MASERU – THE European Union (EU) has donated M106 million to help Lesotho create a database of all potential households and individuals eligible for social protection interventions.
Known as National Information System for Social Assistance (NISSA), the database will be used to target beneficiaries of several social safety programmes as well as to support the management and linkages of social protection initiatives.

The information will also help in conducting research on beneficiaries’ needs or other social aspects.
The expectation is that NISSA will reduce the cost and time it takes to get aid to those who need it the most.
Speaking at the signing ceremony on Monday Finance Minister, Dr Moeketsi Majoro, said Lesotho is grateful for the continued support from the European Union.
“It is not only important to protect the most vulnerable people; it must be done in an efficient manner,” Majoro said.

“When fully operational, NISSA will help in this endeavour.”
Started in 2016 and expected to end in 2023, the NISSA was established after the government realised that despite spending 9 percent of the GDP on social safety net programmes, only a small percentage of poor households were benefiting. This was caused by fragmentation in the social security sector, with different programmes being implemented by different ministries.
Because of lack of coordination, there was an overlap in programmes which resulted in waste and the programme missing their targets. In some cases, certain households benefited from multiple programmes while some equally poor households did not get any help.

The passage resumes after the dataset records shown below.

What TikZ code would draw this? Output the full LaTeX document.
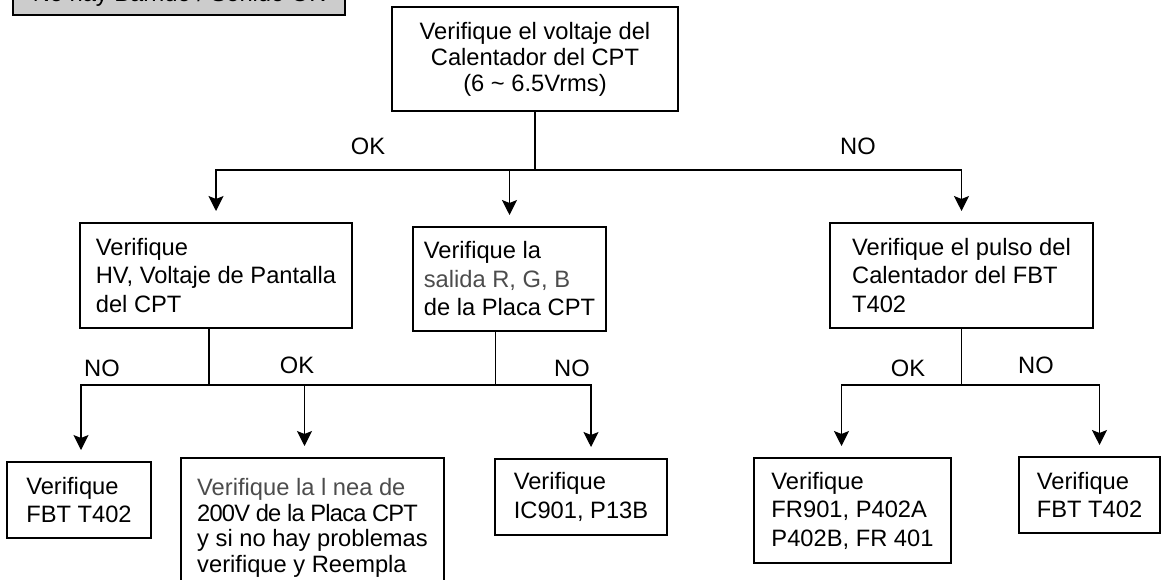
\documentclass[tikz,border=0pt]{standalone}
\usepackage{fontspec}
\setmainfont{Liberation Sans}
\usetikzlibrary{arrows.meta}
\colorlet{titlegray}{black!20}
\colorlet{faded}{black!70}
\newcommand{\tight}{\addfontfeature{LetterSpace=-3.5}}

\begin{document}
\begin{tikzpicture}[
	x=1pt,y=-1pt,
	every node/.style={font=\fontsize{23.7}{28.5}\selectfont},
	box/.style={draw,line width=1.3pt,inner sep=0pt,outer sep=0pt,align=left},
	header/.style={box,fill=titlegray,line width=2.5pt,%
		minimum width=332pt,minimum height=40pt},
	wire/.style={line width=1.3pt},
	arr/.style={wire,-{Stealth[length=15pt,width=15pt,inset=3pt]},shorten >=12pt},
	lbl/.style={inner sep=0pt}
	]
	\useasboundingbox (0,0) rectangle (1161,580);
	\clip (0,0) rectangle (1161,580);

	% title, cut by the page
	\node[header] (title) at (179,-5) {No hay Barrido / Sonido OK};

	% first question
	\node[box,align=center,font=\fontsize{23.7}{26}\selectfont,%
		minimum width=286pt,minimum height=104pt] (heater) at (535,59)
		{Verifique el voltaje del\\Calentador del CPT\\(6 \textasciitilde{} 6.5Vrms)};

	% second row
	\node[box,minimum width=272pt,minimum height=105pt] (hv) at (216,275.5)
		{Verifique\\HV, Voltaje de Pantalla\\del CPT};
	\node[box,minimum width=193pt,minimum height=104pt] (rgb) at (509.5,279)
		{Verifique la\\{\color{faded}salida R, G, B}\\de la Placa CPT};
	\node[box,minimum width=263pt,minimum height=105pt] (pulse) at (961.5,275.5)
		{Verifique el pulso del\\Calentador del FBT\\T402};

	% third row
	\node[box,minimum width=144pt,minimum height=76pt] (fbtA) at (79,500)
		{Verifique\\FBT T402};
	\node[box,font=\fontsize{23.7}{25.5}\selectfont,%
		minimum width=263pt,minimum height=140pt] (line) at (312.5,528)
		{{\color{faded}Verifique la l nea de}\\\tight 200V de la Placa CPT\\%
		y si no hay problemas\\verifique y Reempla};
	\node[box,minimum width=172pt,minimum height=76pt] (ic) at (581,497)
		{Verifique\\IC901, P13B};
	\node[box,minimum width=197pt,minimum height=105pt] (fr) at (852.5,510.5)
		{Verifique\\FR901, P402A\\P402B, FR 401};
	\node[box,minimum width=141pt,minimum height=76pt] (fbtB) at (1089.5,495)
		{Verifique\\FBT T402};

	% branch points
	\coordinate (j1) at (heater.south |- 0,170);
	\coordinate (j2) at ([xshift=-7pt]hv.south |- 0,385);
	\coordinate (j3) at ([xshift=-14pt]rgb.south |- 0,385);
	\coordinate (j4) at (pulse.south |- 0,385);

	\draw[wire] (heater) -- (j1);
	\draw[arr] (j1) -| (hv);
	\draw[arr] (j1) -| (rgb);
	\draw[arr] (j1) -| (pulse);

	\draw[wire] ([xshift=-7pt]hv.south) -- (j2);
	\draw[wire] ([xshift=-14pt]rgb.south) -- (j3);
	\draw[wire] (j2) -- (j3);
	\draw[arr] (j2) -| ([xshift=2pt]fbtA.north);
	\draw[arr] (j2) -| ([xshift=-8pt]line.north);
	\draw[arr] (j3) -| ([xshift=10pt]ic.north);

	\draw[wire] (pulse) -- (j4);
	\draw[arr] (j4) -| ([xshift=-11pt]fr.north);
	\draw[arr] (j4) -| ([xshift=10pt]fbtB.north);

	% answers
	\node[lbl] (ok1) at (368,146) {OK};
	\node[lbl] (no1) at (858,146) {NO};
	\node[lbl] (no2) at (102,368) {NO};
	\node[lbl] (ok2) at (297,365) {OK};
	\node[lbl] (no3) at (572,368) {NO};
	\node[lbl] (ok3) at (908,368) {OK};
	\node[lbl] (no4) at (1036,365) {NO};
\end{tikzpicture}
\end{document}
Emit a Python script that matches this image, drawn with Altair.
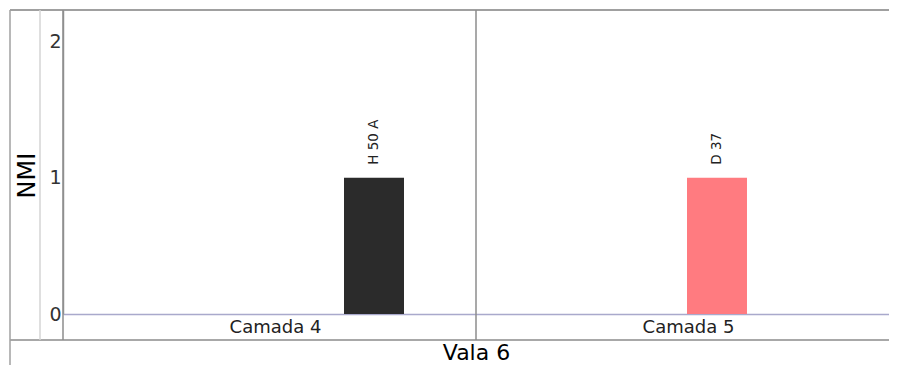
import altair as alt
import pandas as pd

# ---- data ----
camadas = ["Camada 4", "Camada 5"]          # layers (x groups)
amostras = ["H 50 A", "D 37"]               # sample shown in each layer
nmi = [1, 1]                                # NMI value of each bar
sample_order = ["D 37", "H 50 A"]
sample_colors = ["#ff7b80", "#2b2b2b"]
y_ticks = [0, 1, 2]

df = pd.DataFrame({"Camada": camadas, "Amostra": amostras, "NMI": nmi})
groups = pd.DataFrame({"Camada": camadas})
one = pd.DataFrame({"k": [0]})

W, H = 826, 304
ROW = 26            # height of the category-label row under the plot
PB = 51             # bottom padding
FONT = "DejaVu Sans"

xscale = alt.Scale(domain=camadas, paddingInner=0, paddingOuter=0)
xoff_scale = alt.Scale(domain=sample_order, paddingInner=0.143, paddingOuter=0, range=[211, 341])
yscale = alt.Scale(domain=[0, 2.23], nice=False, zero=True)

x_enc = alt.X(
    "Camada:N", scale=xscale, sort=camadas,
    axis=alt.Axis(
        title="Vala 6", titleFontSize=22, titleFont=FONT, titleColor="#000",
        titleFontWeight="normal", titleY=45.5, titleBaseline="alphabetic",
        labelFontSize=18, labelFont=FONT, labelColor="#222", labelAngle=0,
        labelAlign="center", labelOffset=6,
        labelBaseline="middle", labelPadding=13,
        ticks=False, tickSize=0, grid=False,
        domain=True, domainColor="#a9a9cc", domainWidth=1.5,
    ),
)
y_enc = alt.Y(
    "NMI:Q", scale=yscale,
    axis=alt.Axis(
        title="NMI", titleFontSize=24, titleFont=FONT, titleColor="#000",
        titleFontWeight="normal", titleAngle=270, titleX=-36, titleY=165,
        titleBaseline="middle", titleAlign="center",
        values=y_ticks, format="d", labelFontSize=19, labelFont=FONT, labelColor="#333",
        labelPadding=2, labelBaseline="middle", ticks=False, tickSize=0, grid=False,
        domain=True, domainColor="#999999", domainWidth=1.5,
    ),
)

bars = alt.Chart(df).mark_bar().encode(
    x=x_enc,
    xOffset=alt.XOffset("Amostra:N", scale=xoff_scale, sort=sample_order),
    y=y_enc,
    color=alt.Color("Amostra:N", scale=alt.Scale(domain=sample_order, range=sample_colors), legend=None),
)

labels = alt.Chart(df).mark_text(
    angle=270, align="left", baseline="middle", dx=13, fontSize=13.5, font=FONT, color="#222"
).encode(
    x=alt.X("Camada:N", scale=xscale, sort=camadas),
    xOffset=alt.XOffset("Amostra:N", scale=xoff_scale, sort=sample_order),
    y=alt.Y("NMI:Q", scale=yscale),
    text="Amostra:N",
)

# group dividers at the start of each layer band
dividers = alt.Chart(groups).mark_rule(color="#8c8c8c", strokeWidth=1.5).encode(
    x=alt.X("Camada:N", scale=xscale, bandPosition=0),
    y=alt.value(0), y2=alt.value(H + ROW),
)

# frame decoration
top_line = alt.Chart(one).mark_rule(color="#a0a0a0", strokeWidth=2).encode(
    x=alt.value(-53), x2=alt.value(W), y=alt.value(0))
bottom_line = alt.Chart(one).mark_rule(color="#a8a8a8", strokeWidth=2).encode(
    x=alt.value(-53), x2=alt.value(W), y=alt.value(H + ROW))
outer_left = alt.Chart(one).mark_rule(color="#a0a0a0", strokeWidth=1.5).encode(
    x=alt.value(-53), y=alt.value(0), y2=alt.value(H + PB))
col_line = alt.Chart(one).mark_rule(color="#d4d4d4", strokeWidth=1.5).encode(
    x=alt.value(-23), y=alt.value(0), y2=alt.value(H + ROW))

chart = alt.layer(
    top_line, bottom_line, outer_left, col_line, dividers, bars, labels
).properties(
    width=W, height=H,
    autosize=alt.AutoSizeParams(type="none"),
    padding={"left": 55, "top": 2, "right": 0, "bottom": PB},
).configure(
    font=FONT, background="white",
    view=alt.ViewConfig(stroke="transparent", strokeWidth=0),
)

chart.save("out.html", embed_options={"renderer": "svg", "actions": False})
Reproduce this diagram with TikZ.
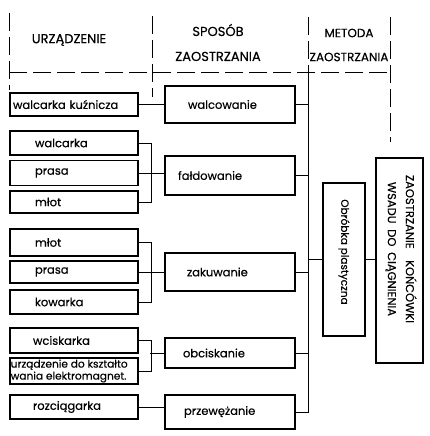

Markus Theobald, Head of Cooperation at the European Union, said the grant was part of the second addendum to the EU’s initial commitment to help fund NISSA. He said the motive is to increase the EU’s contribution to the project, especially on the aspect of “strengthening governance of social protection in Lesotho”.
“Many Basotho are still struggling to make ends meet and rightfully, they are looking at the state for protecting their mere existence,” Theobald said. “While reforming state structures and economic sectors is an on-going endeavour it will hardly change prosperity patterns in the short term,” he said.

He said solidarity with the neediest people of Lesotho is one of the foundations on which the EU is built and a value it seeks to promote globally.
Minister of Social Development, ’Matebatso Doti, said they work hand in hand with UNICEF for technical support and the intention is to roll out the initiative to 64 communities of Lesotho, from 230 000 households to 350 000 in the coming years. This is the second batch of funds that EU donated to Lesotho for the NISSA project.
In September last year, Majoro received M26 million from the then EU ambassador in Lesotho, Michael Doyle.

In 2016, a total of 20 000 households were registered on the NISSA, according to data from the United Nations. The target was to register 115 000 households in 2017. The Ministry of Social Development expanded the number of child grant recipient households from 23,000 with 69 000 children in 2015 to 26681 households with 80043 children in 2016.